>> Start Material shown

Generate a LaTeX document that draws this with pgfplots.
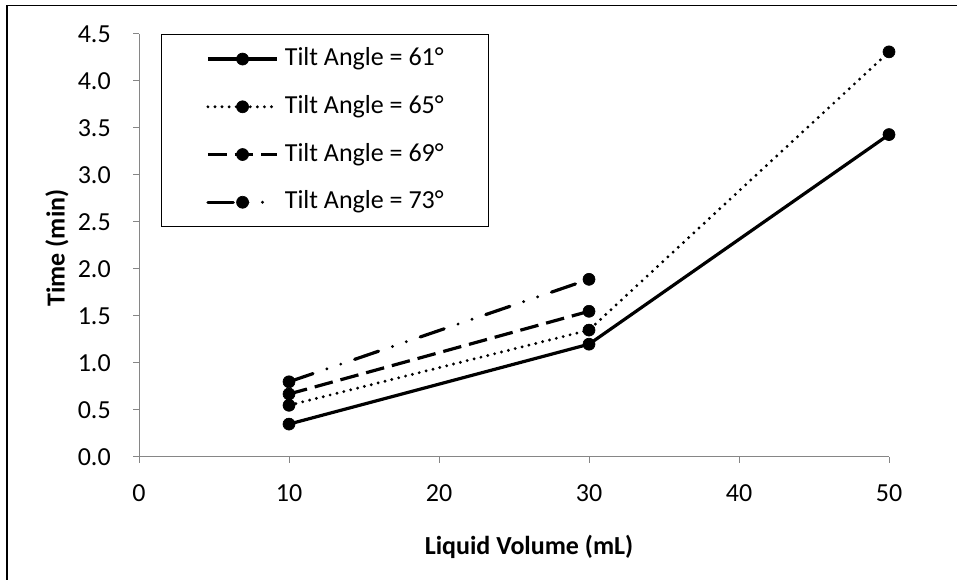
\documentclass[border=0pt]{standalone}
\usepackage{pgfplots}
\pgfplotsset{compat=1.18}
\usepackage{fontspec}
\setmainfont{Carlito}
\definecolor{axisgray}{HTML}{868686}
\newcommand{\fs}{\fontsize{19.5}{23}\selectfont}
\begin{document}
\fs
\begin{tikzpicture}[x=0.75pt,y=0.75pt]
\useasboundingbox (0,0) rectangle (957,580);
\fill[white] (0,0) rectangle (957,580);
\draw[line width=1.5pt] (7,0) -- (7,574.5);
\draw[line width=1pt] (6,574.5) -- (957,574.5);
\begin{axis}[
  at={(104.25pt,92.25pt)}, anchor=south west,
  scale only axis, width=562.5pt, height=317.25pt,
  xmin=0, xmax=50, ymin=0, ymax=4.5,
  axis x line=bottom, axis y line=left,
  axis line style={draw=axisgray, line width=0.75pt, -},
  tick style={draw=axisgray, line width=0.75pt},
  major tick length=4.5pt, tick align=outside,
  xtick={0,10,20,30,40,50},
  ytick={0,0.5,1,1.5,2,2.5,3,3.5,4,4.5},
  /pgf/number format/assume math mode=true,
  y tick label style={/pgf/number format/fixed, /pgf/number format/fixed zerofill, /pgf/number format/precision=1, xshift=-10pt},
  ticklabel style={font=\fs, text=black},
  x tick label style={yshift=-9.5pt},
  clip=false,
  legend style={at={(0.0293,1)}, anchor=north west, draw=black, line width=1pt,
    inner xsep=33.5pt, inner ysep=8.7pt, row sep=16.6pt, column sep=4.5pt,
    nodes={inner sep=0pt, text height=14.6pt, text depth=4.6pt},
    font=\fs},
  legend cell align=left,
  legend image code/.code={\draw[mark repeat=2,mark phase=2] plot coordinates {(0pt,0pt) (26pt,0pt) (52pt,0pt)};},
  myline/.style={black, solid, line width=2.4pt, mark=*, mark size=4.5pt, mark options={solid, fill=black, draw=black, line width=0.5pt}},
]
\addplot[myline] coordinates {(10,0.35) (30,1.20) (50,3.43)};
\addlegendentry{Tilt Angle = 61°\hspace{5pt}}
\addplot[myline, line cap=round, dash pattern=on 0pt off 5.3pt] coordinates {(10,0.55) (30,1.35) (50,4.31)};
\addlegendentry{Tilt Angle = 65°\hspace{5pt}}
\addplot[myline, dash pattern=on 14pt off 6pt] coordinates {(10,0.67) (30,1.55)};
\addlegendentry{Tilt Angle = 69°\hspace{5pt}}
\addplot[myline, line cap=round, dash pattern=on 19pt off 11pt on 0pt off 11pt on 0pt off 11pt] coordinates {(10,0.80) (30,1.89)};
\addlegendentry{Tilt Angle = 73°\hspace{5pt}}
\end{axis}
\node[font=\bfseries\fs] at (529,33) {Liquid Volume (mL)};
\node[font=\bfseries\fs, rotate=90] at (57,332) {Time (min)};
\end{tikzpicture}
\end{document}
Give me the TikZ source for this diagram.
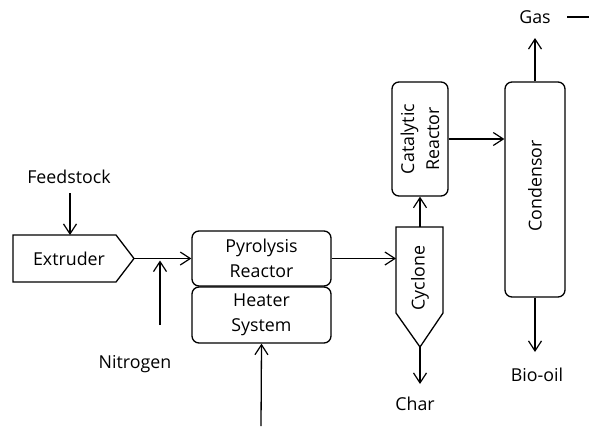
\documentclass[tikz,border=0pt]{standalone}
\usepackage{fontspec}
\setmainfont{Open Sans}
\usetikzlibrary{arrows.meta}
\begin{document}
\begin{tikzpicture}[x=1pt,y=-1pt, line width=1.3pt,
 box/.style={draw, rounded corners=7pt, inner sep=0pt},
 lbl/.style={font=\fontsize{17.8}{25}\selectfont, inner sep=0pt, align=center},
 flow/.style={-{Straight Barb[length=10pt,width=13pt,line width=1.2pt]}}]
\useasboundingbox (0,0) rectangle (589,426);
% Extruder
\draw (13,235) -- (116,235) -- (134,258.5) -- (116,282) -- (13,282) -- cycle;
\node[lbl] (extl) at (69,259) {Extruder};
\coordinate (exttip) at (134,258.5);
\coordinate (exttop) at (70,235);
% Feedstock
\node[lbl] (feed) at (69,177) {Feedstock};
\coordinate (feedst) at (70,193);
\draw[flow] (feedst) -- (exttop);
% Pyrolysis reactor and heater
\node[box, minimum width=139pt, minimum height=55pt] (pyro) at (261.5,258.5) {};
\node[lbl] (pyrol) at (pyro) {Pyrolysis\\Reactor};
\node[box, minimum width=139pt, minimum height=56pt] (heat) at (261.5,315) {};
\node[lbl] (heatl) at (heat) {Heater\\System};
\draw[flow] (exttip) -- (pyro.west);
% Nitrogen
\node[lbl] (nit) at (135,364) {Nitrogen};
\coordinate (nitst) at (160,325);
\coordinate (nitj) at (160,260.5);
\draw[flow] (nitst) -- (nitj);
% Heater input
\coordinate (heatin) at (261,426);
\draw[flow] (heatin) -- (heat.south);
% Cyclone
\draw (396,227) -- (443,227) -- (443,313) -- (420,347) -- (396,313) -- cycle;
\node[lbl, rotate=90] (cyc) at (420,278) {Cyclone};
\coordinate (cycin) at (396,258.5);
\coordinate (cyctop) at (420,227);
\coordinate (cycbot) at (420,347);
\draw[flow] (pyro.east) -- (cycin);
% Char
\coordinate (charend) at (420,384);
\draw[flow] (cycbot) -- (charend);
\node[lbl] (char) at (415,404) {Char};
% Catalytic reactor
\node[box, minimum width=56pt, minimum height=114pt] (cat) at (420,139) {};
\node[lbl, rotate=90] (catl) at (cat) {Catalytic\\Reactor};
\draw[flow] (cyctop) -- (cat.south);
% Condensor
\node[box, minimum width=60pt, minimum height=215pt] (cond) at (535,189.5) {};
\node[lbl, rotate=90] (condl) at (535,186) {Condensor};
\draw[flow] (cat.east) -- (cat.east -| cond.west);
% Gas
\coordinate (gasend) at (535,38);
\draw[flow] (cond.north) -- (gasend);
\node[lbl] (gas) at (535,17) {Gas};
\coordinate (dasha) at (567,17);
\coordinate (dashb) at (589,17);
\draw (dasha) -- (dashb);
% Bio-oil
\coordinate (oilend) at (535,352);
\draw[flow] (cond.south) -- (oilend);
\node[lbl] (oil) at (537,375) {Bio-oil};
\end{tikzpicture}
\end{document}
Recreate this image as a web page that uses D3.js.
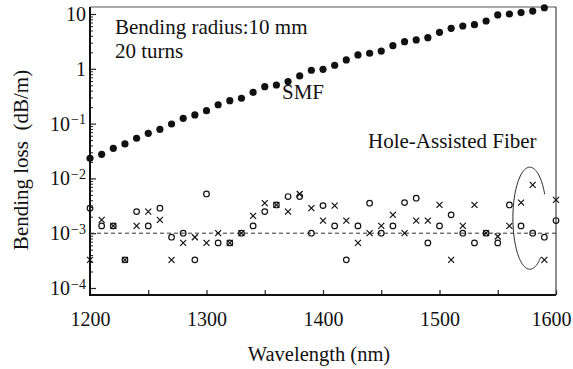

>> End Material shown

What is asked —
Gather and copy every line of the data in which the string "this" is found.

Complete output —
Generate a LaTeX document that draws this with pgfplots.
Give me the TikZ source for this diagram.
Recreate this image as a web page that uses D3.js.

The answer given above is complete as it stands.